Nationwide, the clean economy employs about 2.7 million people, more than the fossil-fuel industry and twice the size of the biosciences sector. About 26 percent of those jobs are in manufacturing, compared to 9 percent of the overall economy. The value of exports on a per-job basis, is twice that of the typical job.
"Many consumers are willing to pay a premium for clean products as varied as organic food, green buildings and electric cars," said Jonathan Rothwell, senior research analyst with Brookings and one of the report's authors.

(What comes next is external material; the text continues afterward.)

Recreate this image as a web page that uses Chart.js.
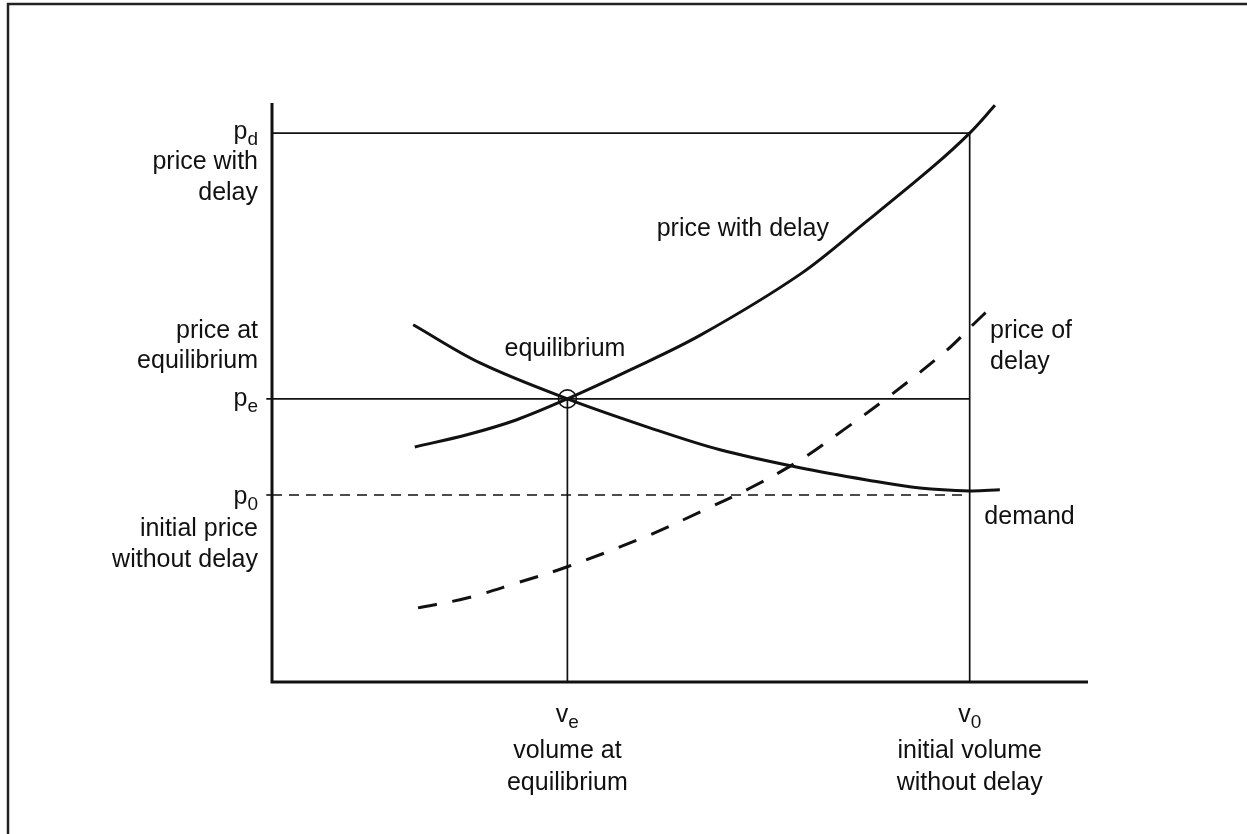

The report recommends that states adopt clean energy standards and promote energy efficiency and the state and federal government should boost the sector's financing with tax reforms and the creation of risk-tolerant finance entities. "Market challenges and policy uncertainty [are] hindering the sector's ability to keep pace with other nations." For example, China's investment in its clean energy economy last year was more than double the United States'.
Other highlights of the report:
The clean economy offers greater opportunity and better pay for low-and-middle skilled workers than the national economy as a whole.
In 2009, clean economy firms generated nearly $54 billion in goods and services exports.